• INSTRUCTION:
Set down word for word the lines running from the line with "Write the TikZ code for this diagram." to the line with "(0,0) rectangle (820,1055);", ends included. Skip every picture.

• ENTRIES PROVIDED:
·····
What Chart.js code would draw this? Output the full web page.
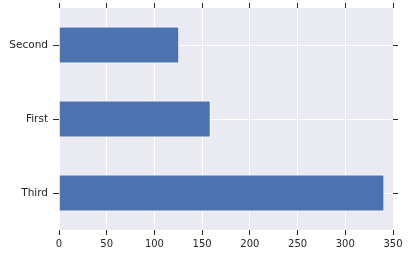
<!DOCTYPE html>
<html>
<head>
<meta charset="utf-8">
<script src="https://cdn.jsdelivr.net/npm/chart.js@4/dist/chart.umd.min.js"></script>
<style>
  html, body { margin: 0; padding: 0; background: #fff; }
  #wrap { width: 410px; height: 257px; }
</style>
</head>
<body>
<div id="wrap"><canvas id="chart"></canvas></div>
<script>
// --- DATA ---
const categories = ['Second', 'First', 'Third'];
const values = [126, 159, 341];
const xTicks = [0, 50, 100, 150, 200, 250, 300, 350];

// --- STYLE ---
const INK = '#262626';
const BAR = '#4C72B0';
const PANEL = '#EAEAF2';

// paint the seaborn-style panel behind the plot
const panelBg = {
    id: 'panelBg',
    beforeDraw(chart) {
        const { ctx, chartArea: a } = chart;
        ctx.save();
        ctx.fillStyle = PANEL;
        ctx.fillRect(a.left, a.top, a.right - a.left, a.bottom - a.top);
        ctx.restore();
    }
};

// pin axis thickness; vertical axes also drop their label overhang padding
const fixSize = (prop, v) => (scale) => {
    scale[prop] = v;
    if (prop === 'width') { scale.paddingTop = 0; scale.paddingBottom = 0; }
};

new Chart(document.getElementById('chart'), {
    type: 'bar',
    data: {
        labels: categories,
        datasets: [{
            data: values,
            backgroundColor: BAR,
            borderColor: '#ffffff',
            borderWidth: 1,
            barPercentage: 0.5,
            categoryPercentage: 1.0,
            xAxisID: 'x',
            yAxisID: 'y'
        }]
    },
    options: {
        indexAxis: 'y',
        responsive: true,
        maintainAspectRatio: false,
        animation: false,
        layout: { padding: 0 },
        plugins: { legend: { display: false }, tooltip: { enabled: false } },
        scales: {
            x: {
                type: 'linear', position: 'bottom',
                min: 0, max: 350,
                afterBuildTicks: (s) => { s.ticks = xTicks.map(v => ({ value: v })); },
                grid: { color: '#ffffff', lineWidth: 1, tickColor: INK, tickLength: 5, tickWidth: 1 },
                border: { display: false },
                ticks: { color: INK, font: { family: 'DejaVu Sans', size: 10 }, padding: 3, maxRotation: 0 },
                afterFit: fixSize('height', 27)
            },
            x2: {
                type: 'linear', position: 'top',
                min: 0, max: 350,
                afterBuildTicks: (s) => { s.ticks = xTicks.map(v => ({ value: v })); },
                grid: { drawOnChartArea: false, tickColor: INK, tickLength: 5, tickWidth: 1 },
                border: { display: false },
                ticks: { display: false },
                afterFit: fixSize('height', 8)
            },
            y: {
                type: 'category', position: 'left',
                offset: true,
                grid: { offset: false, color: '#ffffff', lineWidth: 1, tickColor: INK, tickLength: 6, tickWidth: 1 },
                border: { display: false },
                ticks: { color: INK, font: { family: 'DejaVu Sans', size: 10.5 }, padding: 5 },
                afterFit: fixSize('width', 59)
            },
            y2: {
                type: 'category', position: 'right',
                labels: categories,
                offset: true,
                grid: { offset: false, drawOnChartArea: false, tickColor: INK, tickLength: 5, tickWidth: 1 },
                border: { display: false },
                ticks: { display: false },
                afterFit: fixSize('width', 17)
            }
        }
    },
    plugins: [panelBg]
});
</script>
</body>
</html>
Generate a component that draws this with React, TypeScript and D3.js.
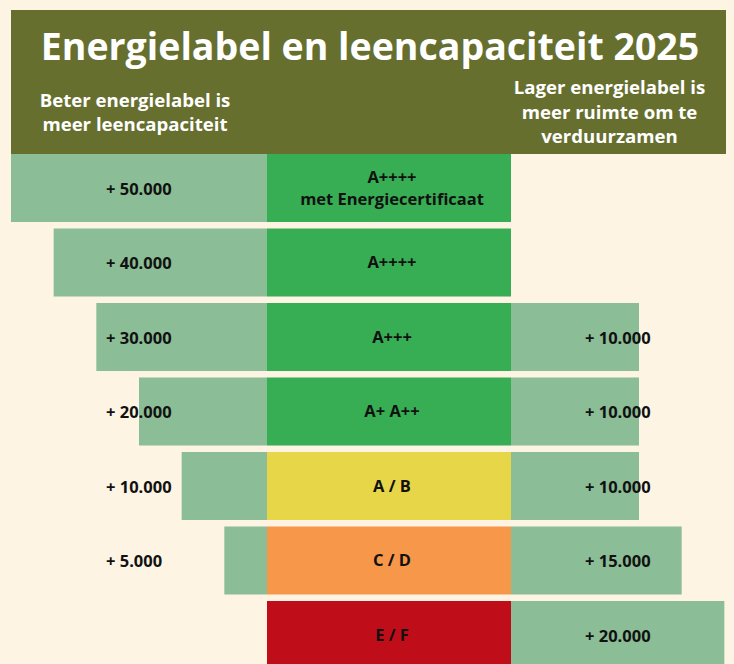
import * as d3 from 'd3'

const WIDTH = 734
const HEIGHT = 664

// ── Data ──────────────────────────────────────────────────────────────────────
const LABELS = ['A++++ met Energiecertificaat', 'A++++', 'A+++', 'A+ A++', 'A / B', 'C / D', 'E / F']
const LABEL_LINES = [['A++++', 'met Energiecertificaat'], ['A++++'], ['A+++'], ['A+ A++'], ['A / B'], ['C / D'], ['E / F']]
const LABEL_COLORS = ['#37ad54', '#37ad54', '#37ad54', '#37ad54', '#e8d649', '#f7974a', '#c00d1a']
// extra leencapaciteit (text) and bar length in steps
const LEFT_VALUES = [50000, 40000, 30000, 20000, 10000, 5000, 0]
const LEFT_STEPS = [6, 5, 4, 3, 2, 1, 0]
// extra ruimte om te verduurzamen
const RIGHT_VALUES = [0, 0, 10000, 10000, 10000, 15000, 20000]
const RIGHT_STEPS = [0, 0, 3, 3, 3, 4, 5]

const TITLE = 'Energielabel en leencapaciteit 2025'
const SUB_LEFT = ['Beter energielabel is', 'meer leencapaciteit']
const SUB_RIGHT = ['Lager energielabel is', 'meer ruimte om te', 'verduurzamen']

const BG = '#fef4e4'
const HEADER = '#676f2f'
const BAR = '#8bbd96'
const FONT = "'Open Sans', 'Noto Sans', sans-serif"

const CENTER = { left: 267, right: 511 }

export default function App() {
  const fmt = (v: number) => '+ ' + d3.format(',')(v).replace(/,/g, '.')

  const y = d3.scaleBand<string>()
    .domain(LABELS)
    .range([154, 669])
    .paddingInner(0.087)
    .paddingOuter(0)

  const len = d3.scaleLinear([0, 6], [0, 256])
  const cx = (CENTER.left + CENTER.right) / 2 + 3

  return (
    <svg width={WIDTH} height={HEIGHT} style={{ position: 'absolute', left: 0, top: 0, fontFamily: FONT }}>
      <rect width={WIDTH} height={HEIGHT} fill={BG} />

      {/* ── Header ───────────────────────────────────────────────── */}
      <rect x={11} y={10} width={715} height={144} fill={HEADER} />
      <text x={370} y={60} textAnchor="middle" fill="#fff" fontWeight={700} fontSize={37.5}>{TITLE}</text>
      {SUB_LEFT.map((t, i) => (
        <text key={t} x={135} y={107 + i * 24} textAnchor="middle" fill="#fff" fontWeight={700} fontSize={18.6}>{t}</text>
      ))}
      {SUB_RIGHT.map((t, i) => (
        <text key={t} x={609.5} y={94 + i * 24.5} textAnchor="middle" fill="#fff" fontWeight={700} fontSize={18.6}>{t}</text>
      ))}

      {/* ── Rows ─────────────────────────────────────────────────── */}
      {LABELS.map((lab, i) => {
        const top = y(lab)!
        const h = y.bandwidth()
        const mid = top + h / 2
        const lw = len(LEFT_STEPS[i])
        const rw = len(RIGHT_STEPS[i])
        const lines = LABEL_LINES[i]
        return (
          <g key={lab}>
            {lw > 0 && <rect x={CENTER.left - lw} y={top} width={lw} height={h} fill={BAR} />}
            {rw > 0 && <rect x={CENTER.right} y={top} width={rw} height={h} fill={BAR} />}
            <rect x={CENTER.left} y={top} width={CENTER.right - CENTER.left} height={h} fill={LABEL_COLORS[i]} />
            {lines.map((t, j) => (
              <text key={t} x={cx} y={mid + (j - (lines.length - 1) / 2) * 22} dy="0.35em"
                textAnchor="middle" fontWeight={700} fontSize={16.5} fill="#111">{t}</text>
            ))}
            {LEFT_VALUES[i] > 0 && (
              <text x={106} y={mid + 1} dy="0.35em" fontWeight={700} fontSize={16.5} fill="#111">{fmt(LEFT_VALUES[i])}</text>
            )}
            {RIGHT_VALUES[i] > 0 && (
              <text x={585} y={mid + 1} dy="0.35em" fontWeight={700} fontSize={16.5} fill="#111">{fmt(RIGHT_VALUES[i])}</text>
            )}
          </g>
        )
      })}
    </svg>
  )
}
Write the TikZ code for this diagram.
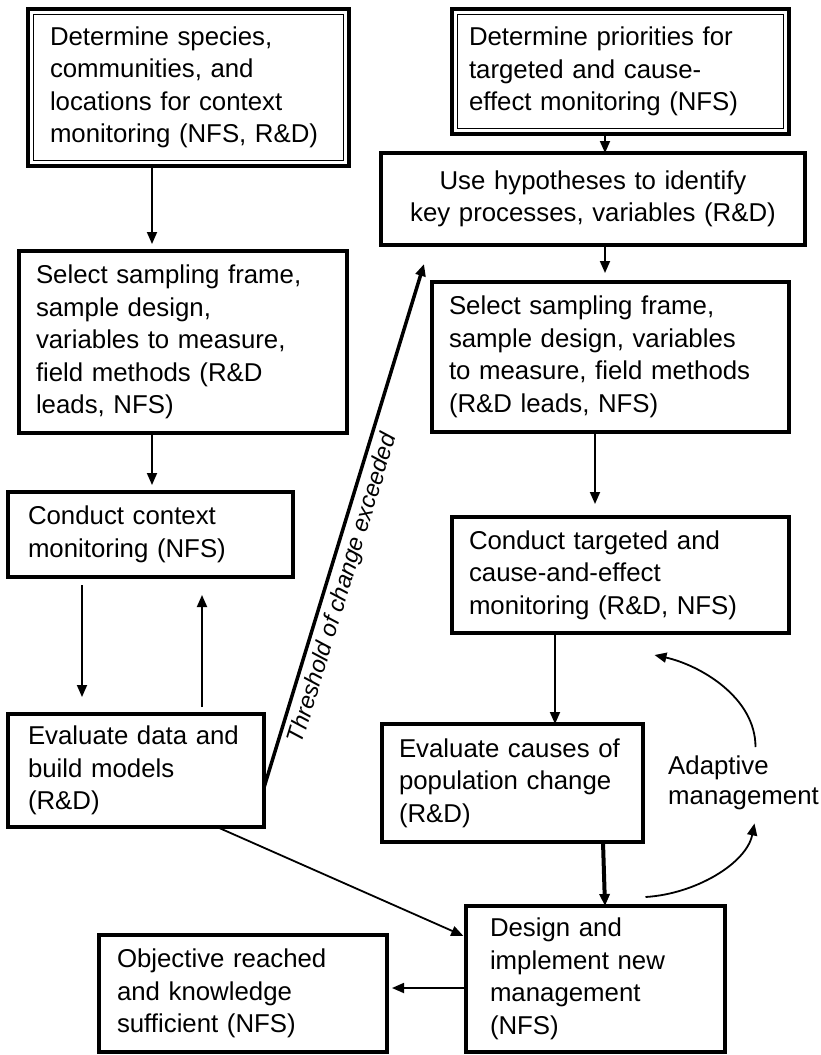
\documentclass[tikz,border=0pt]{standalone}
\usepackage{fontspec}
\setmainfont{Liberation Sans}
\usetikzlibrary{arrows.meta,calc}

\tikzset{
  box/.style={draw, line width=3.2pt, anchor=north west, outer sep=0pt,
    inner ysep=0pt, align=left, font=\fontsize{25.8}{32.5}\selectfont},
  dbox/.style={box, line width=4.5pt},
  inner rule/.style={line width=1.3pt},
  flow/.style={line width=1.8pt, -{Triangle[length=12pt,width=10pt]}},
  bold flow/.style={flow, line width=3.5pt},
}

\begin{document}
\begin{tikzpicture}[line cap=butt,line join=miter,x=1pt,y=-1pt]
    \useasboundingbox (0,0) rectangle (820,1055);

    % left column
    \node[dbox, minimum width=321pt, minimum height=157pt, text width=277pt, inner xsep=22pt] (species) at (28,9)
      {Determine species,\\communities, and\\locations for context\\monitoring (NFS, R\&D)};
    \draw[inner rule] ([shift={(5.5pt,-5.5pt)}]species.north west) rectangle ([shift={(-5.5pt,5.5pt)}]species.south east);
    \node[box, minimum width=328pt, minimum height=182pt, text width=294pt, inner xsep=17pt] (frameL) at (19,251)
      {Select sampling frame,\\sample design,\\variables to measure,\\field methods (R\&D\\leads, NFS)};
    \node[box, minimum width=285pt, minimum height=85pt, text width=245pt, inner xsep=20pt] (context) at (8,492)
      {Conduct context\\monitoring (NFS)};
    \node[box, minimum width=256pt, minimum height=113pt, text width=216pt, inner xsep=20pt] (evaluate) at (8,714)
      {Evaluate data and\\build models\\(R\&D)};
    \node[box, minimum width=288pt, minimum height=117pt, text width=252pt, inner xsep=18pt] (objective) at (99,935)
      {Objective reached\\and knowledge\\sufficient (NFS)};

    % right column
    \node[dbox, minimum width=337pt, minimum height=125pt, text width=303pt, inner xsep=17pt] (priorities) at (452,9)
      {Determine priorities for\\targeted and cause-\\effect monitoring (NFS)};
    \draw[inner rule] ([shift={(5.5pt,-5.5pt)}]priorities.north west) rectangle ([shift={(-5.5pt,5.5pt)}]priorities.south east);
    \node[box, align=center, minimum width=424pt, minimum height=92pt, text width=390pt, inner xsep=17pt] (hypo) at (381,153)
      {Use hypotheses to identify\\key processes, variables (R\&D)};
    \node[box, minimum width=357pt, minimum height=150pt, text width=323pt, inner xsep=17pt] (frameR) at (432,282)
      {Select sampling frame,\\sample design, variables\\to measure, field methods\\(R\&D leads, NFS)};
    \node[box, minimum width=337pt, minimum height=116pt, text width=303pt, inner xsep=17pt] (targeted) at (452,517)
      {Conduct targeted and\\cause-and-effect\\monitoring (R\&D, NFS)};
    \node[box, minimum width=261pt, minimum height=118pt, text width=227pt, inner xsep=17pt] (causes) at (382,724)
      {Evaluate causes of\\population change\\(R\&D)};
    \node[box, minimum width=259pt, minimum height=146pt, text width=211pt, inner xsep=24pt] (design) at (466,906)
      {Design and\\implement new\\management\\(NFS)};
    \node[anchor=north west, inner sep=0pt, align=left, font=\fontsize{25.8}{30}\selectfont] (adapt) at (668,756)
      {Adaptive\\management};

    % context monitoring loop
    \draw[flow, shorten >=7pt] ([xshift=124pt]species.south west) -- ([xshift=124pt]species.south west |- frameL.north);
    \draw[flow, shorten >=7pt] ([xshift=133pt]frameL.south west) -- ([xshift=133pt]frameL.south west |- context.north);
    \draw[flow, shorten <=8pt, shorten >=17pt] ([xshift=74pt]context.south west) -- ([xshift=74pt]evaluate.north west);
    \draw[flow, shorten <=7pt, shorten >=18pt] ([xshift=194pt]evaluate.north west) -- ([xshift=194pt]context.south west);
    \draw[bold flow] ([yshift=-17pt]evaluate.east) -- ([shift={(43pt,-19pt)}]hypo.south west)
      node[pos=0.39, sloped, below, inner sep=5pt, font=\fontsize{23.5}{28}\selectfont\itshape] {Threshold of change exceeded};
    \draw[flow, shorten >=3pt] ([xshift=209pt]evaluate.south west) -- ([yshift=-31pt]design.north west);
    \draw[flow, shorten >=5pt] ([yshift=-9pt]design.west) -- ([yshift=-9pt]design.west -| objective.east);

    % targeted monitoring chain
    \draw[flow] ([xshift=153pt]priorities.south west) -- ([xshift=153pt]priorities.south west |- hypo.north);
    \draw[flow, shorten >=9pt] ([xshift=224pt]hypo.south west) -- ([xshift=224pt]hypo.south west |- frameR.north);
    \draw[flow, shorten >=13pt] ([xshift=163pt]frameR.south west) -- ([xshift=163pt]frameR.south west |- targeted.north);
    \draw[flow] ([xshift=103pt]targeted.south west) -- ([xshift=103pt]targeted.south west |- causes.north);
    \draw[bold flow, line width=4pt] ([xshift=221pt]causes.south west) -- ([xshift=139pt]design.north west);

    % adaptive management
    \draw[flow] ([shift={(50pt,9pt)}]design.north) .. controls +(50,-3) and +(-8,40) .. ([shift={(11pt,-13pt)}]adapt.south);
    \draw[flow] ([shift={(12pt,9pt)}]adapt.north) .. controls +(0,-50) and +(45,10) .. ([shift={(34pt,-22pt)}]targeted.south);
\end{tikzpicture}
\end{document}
·····
• EXERCISE OUTPUT:
Write the TikZ code for this diagram.
\documentclass[tikz,border=0pt]{standalone}
\usepackage{fontspec}
\setmainfont{Liberation Sans}
\usetikzlibrary{arrows.meta,calc}

\tikzset{
  box/.style={draw, line width=3.2pt, anchor=north west, outer sep=0pt,
    inner ysep=0pt, align=left, font=\fontsize{25.8}{32.5}\selectfont},
  dbox/.style={box, line width=4.5pt},
  inner rule/.style={line width=1.3pt},
  flow/.style={line width=1.8pt, -{Triangle[length=12pt,width=10pt]}},
  bold flow/.style={flow, line width=3.5pt},
}

\begin{document}
\begin{tikzpicture}[line cap=butt,line join=miter,x=1pt,y=-1pt]
    \useasboundingbox (0,0) rectangle (820,1055);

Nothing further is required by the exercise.